>> BEGIN

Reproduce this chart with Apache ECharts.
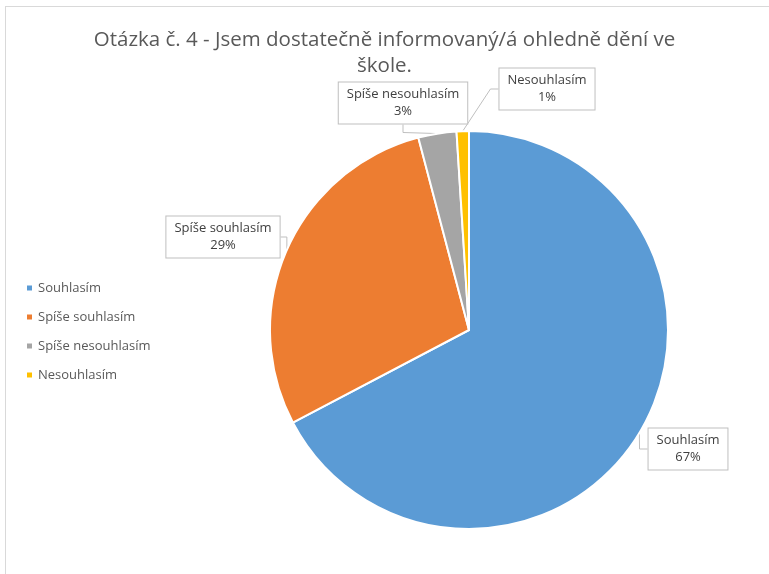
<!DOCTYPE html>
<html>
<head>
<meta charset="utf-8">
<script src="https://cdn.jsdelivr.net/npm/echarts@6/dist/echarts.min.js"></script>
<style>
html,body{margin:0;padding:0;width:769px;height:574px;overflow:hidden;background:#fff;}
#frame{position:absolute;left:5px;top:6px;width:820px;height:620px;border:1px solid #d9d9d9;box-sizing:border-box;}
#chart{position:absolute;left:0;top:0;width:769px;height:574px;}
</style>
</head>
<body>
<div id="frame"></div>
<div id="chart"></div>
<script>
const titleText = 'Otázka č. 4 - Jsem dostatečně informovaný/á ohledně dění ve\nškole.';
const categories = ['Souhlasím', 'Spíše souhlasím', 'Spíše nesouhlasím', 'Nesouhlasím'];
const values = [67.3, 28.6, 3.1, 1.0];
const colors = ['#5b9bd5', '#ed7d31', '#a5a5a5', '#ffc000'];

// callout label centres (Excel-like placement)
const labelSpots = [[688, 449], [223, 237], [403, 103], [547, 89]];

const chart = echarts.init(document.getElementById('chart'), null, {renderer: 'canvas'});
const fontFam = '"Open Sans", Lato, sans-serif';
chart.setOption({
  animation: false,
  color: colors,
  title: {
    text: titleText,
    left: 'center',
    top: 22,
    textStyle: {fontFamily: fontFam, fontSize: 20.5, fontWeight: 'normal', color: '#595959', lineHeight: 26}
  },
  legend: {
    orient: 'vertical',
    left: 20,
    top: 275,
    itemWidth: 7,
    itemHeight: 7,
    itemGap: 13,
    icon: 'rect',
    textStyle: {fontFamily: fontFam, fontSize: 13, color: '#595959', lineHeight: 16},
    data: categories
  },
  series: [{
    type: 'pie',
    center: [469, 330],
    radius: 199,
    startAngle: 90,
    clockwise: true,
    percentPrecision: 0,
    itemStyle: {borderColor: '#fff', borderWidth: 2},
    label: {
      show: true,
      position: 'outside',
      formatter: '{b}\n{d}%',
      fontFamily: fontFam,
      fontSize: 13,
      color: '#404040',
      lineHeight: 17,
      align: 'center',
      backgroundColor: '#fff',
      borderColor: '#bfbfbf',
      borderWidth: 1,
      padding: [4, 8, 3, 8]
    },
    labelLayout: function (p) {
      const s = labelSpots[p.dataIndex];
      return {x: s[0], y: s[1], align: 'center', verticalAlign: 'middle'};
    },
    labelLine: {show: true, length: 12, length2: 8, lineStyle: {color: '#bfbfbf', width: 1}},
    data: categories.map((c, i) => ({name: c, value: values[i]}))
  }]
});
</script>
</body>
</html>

>> END

Task goal -
Copy each line above precisely, dropping the pictures.

Output of the task -
Reproduce this chart with Apache ECharts.
<!DOCTYPE html>
<html>
<head>
<meta charset="utf-8">
<script src="https://cdn.jsdelivr.net/npm/echarts@6/dist/echarts.min.js"></script>
<style>
html,body{margin:0;padding:0;width:769px;height:574px;overflow:hidden;background:#fff;}
#frame{position:absolute;left:5px;top:6px;width:820px;height:620px;border:1px solid #d9d9d9;box-sizing:border-box;}
#chart{position:absolute;left:0;top:0;width:769px;height:574px;}
</style>
</head>
<body>
<div id="frame"></div>
<div id="chart"></div>
<script>
const titleText = 'Otázka č. 4 - Jsem dostatečně informovaný/á ohledně dění ve\nškole.';
const categories = ['Souhlasím', 'Spíše souhlasím', 'Spíše nesouhlasím', 'Nesouhlasím'];
const values = [67.3, 28.6, 3.1, 1.0];
const colors = ['#5b9bd5', '#ed7d31', '#a5a5a5', '#ffc000'];

// callout label centres (Excel-like placement)
const labelSpots = [[688, 449], [223, 237], [403, 103], [547, 89]];

const chart = echarts.init(document.getElementById('chart'), null, {renderer: 'canvas'});
const fontFam = '"Open Sans", Lato, sans-serif';
chart.setOption({
  animation: false,
  color: colors,
  title: {
    text: titleText,
    left: 'center',
    top: 22,
    textStyle: {fontFamily: fontFam, fontSize: 20.5, fontWeight: 'normal', color: '#595959', lineHeight: 26}
  },
  legend: {
    orient: 'vertical',
    left: 20,
    top: 275,
    itemWidth: 7,
    itemHeight: 7,
    itemGap: 13,
    icon: 'rect',
    textStyle: {fontFamily: fontFam, fontSize: 13, color: '#595959', lineHeight: 16},
    data: categories
  },
  series: [{
    type: 'pie',
    center: [469, 330],
    radius: 199,
    startAngle: 90,
    clockwise: true,
    percentPrecision: 0,
    itemStyle: {borderColor: '#fff', borderWidth: 2},
    label: {
      show: true,
      position: 'outside',
      formatter: '{b}\n{d}%',
      fontFamily: fontFam,
      fontSize: 13,
      color: '#404040',
      lineHeight: 17,
      align: 'center',
      backgroundColor: '#fff',
      borderColor: '#bfbfbf',
      borderWidth: 1,
      padding: [4, 8, 3, 8]
    },
    labelLayout: function (p) {
      const s = labelSpots[p.dataIndex];
      return {x: s[0], y: s[1], align: 'center', verticalAlign: 'middle'};
    },
    labelLine: {show: true, length: 12, length2: 8, lineStyle: {color: '#bfbfbf', width: 1}},
    data: categories.map((c, i) => ({name: c, value: values[i]}))
  }]
});
</script>
</body>
</html>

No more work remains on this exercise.